▸ **Input records**:
<<<<

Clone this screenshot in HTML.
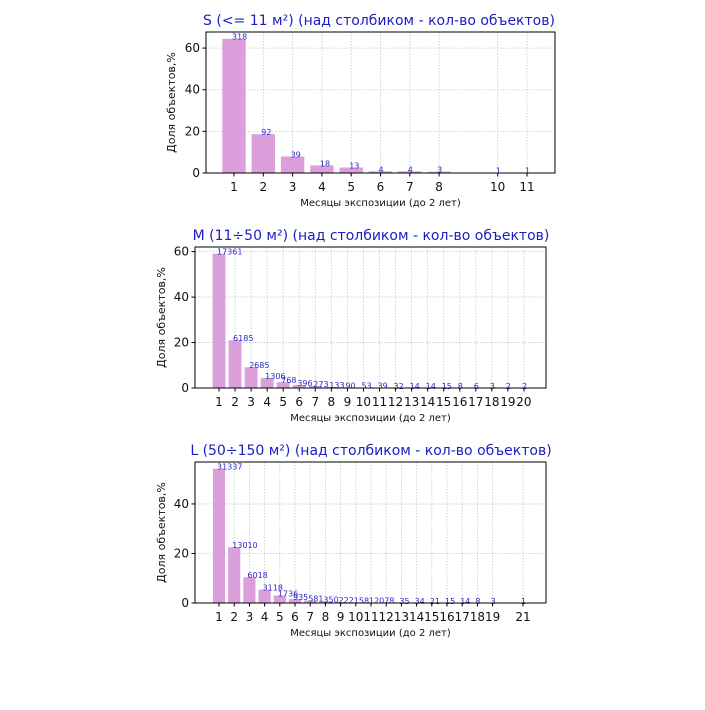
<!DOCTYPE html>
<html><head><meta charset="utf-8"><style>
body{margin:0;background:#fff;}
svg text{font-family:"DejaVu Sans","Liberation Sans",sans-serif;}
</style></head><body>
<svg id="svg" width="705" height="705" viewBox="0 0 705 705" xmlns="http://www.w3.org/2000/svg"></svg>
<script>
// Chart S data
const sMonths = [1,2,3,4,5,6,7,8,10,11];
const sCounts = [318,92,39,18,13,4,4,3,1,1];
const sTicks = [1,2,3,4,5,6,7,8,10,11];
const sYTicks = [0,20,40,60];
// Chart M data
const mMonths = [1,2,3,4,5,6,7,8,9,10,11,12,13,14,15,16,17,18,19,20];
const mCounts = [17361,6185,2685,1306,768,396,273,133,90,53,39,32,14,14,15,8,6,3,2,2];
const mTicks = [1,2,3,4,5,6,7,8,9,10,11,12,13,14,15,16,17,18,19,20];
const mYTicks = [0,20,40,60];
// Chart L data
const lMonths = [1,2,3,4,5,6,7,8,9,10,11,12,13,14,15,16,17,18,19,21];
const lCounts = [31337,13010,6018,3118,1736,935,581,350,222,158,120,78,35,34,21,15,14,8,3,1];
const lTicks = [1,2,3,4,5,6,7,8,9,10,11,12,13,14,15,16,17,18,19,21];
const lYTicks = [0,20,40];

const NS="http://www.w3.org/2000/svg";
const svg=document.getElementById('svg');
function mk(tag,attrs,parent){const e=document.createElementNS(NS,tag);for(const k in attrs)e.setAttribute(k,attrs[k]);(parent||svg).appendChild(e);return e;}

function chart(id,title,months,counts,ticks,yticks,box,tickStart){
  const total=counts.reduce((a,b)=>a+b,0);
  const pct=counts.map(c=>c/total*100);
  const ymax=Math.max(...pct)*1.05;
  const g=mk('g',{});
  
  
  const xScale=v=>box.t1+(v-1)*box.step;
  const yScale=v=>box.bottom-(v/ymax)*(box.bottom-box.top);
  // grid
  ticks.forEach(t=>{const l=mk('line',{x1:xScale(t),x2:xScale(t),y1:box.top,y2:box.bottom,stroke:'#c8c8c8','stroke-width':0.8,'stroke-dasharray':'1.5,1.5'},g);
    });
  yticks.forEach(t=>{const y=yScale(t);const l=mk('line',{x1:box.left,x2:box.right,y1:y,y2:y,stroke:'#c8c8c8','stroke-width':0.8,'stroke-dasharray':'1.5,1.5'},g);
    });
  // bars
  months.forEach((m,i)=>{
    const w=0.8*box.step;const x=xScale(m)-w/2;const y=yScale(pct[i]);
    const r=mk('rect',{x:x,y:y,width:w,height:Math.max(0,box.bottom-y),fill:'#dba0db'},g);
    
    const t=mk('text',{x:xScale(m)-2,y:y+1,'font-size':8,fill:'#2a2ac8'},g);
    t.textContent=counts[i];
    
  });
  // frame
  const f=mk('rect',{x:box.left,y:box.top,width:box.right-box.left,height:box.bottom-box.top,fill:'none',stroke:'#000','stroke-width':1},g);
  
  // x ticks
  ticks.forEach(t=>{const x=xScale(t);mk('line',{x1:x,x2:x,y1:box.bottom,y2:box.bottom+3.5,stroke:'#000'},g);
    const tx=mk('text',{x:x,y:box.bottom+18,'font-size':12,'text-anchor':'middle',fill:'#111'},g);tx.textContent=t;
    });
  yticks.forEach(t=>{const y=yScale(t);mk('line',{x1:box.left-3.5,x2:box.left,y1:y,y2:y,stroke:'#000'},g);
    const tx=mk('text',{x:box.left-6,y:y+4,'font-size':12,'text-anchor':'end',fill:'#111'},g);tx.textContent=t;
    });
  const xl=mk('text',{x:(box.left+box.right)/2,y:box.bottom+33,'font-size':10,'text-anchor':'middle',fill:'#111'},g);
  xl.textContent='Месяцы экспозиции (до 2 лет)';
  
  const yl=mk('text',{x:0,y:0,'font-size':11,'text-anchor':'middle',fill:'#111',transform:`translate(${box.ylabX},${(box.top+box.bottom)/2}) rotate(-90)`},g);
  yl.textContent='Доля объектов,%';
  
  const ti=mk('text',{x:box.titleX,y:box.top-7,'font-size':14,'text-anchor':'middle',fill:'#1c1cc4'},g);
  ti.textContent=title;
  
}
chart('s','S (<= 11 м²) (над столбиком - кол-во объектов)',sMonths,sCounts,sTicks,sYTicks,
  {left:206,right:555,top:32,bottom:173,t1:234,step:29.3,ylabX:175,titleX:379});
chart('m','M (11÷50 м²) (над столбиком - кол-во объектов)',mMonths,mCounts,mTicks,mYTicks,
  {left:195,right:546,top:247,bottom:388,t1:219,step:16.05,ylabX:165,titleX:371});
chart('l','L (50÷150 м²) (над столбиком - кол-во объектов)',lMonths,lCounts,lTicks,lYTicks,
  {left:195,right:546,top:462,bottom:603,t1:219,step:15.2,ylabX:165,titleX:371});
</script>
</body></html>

>>>>
<<<<

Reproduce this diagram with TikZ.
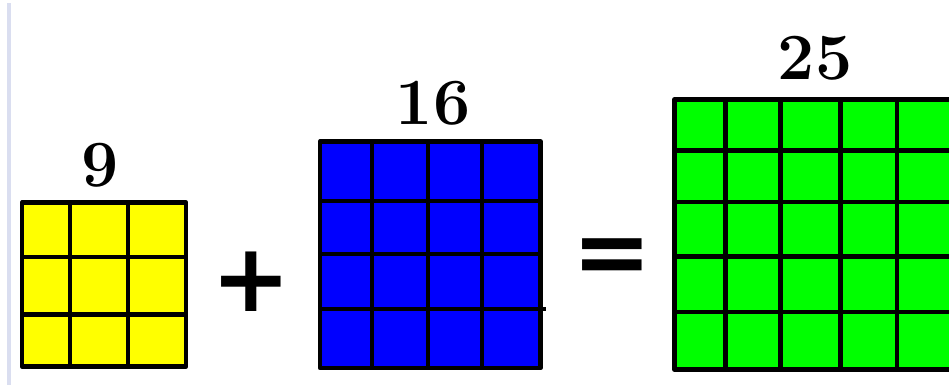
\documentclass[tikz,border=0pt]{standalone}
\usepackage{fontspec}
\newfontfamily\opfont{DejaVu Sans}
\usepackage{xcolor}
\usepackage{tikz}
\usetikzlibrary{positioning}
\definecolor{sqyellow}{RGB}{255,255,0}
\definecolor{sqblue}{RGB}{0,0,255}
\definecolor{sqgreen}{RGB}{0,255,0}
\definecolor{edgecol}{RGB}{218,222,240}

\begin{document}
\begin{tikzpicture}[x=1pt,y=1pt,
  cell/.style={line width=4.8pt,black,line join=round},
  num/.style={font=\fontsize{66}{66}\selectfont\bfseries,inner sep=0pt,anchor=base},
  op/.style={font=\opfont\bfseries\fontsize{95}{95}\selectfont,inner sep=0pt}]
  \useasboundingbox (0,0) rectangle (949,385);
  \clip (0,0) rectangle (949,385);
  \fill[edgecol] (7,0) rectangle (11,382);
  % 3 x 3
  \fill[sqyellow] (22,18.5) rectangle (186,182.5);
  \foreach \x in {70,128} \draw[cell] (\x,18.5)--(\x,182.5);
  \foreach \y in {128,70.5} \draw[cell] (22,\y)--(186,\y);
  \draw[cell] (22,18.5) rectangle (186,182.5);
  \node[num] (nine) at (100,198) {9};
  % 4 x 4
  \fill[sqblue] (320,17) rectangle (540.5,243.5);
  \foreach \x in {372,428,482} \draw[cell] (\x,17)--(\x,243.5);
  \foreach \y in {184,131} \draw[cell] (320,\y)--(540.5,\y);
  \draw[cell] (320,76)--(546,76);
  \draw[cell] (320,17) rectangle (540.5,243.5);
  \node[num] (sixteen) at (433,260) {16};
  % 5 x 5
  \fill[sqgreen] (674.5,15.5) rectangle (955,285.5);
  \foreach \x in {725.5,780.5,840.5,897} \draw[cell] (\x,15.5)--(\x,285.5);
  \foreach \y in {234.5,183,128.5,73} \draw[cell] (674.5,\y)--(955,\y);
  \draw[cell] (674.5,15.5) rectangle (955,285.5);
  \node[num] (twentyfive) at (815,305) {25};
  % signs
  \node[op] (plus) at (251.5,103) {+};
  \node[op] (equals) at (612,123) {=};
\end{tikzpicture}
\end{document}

>>>>

▸ **Problem details**: The lines to collect are those holding the string "this"; copy them all.

▸ **Task solution**:
Clone this screenshot in HTML.
Reproduce this diagram with TikZ.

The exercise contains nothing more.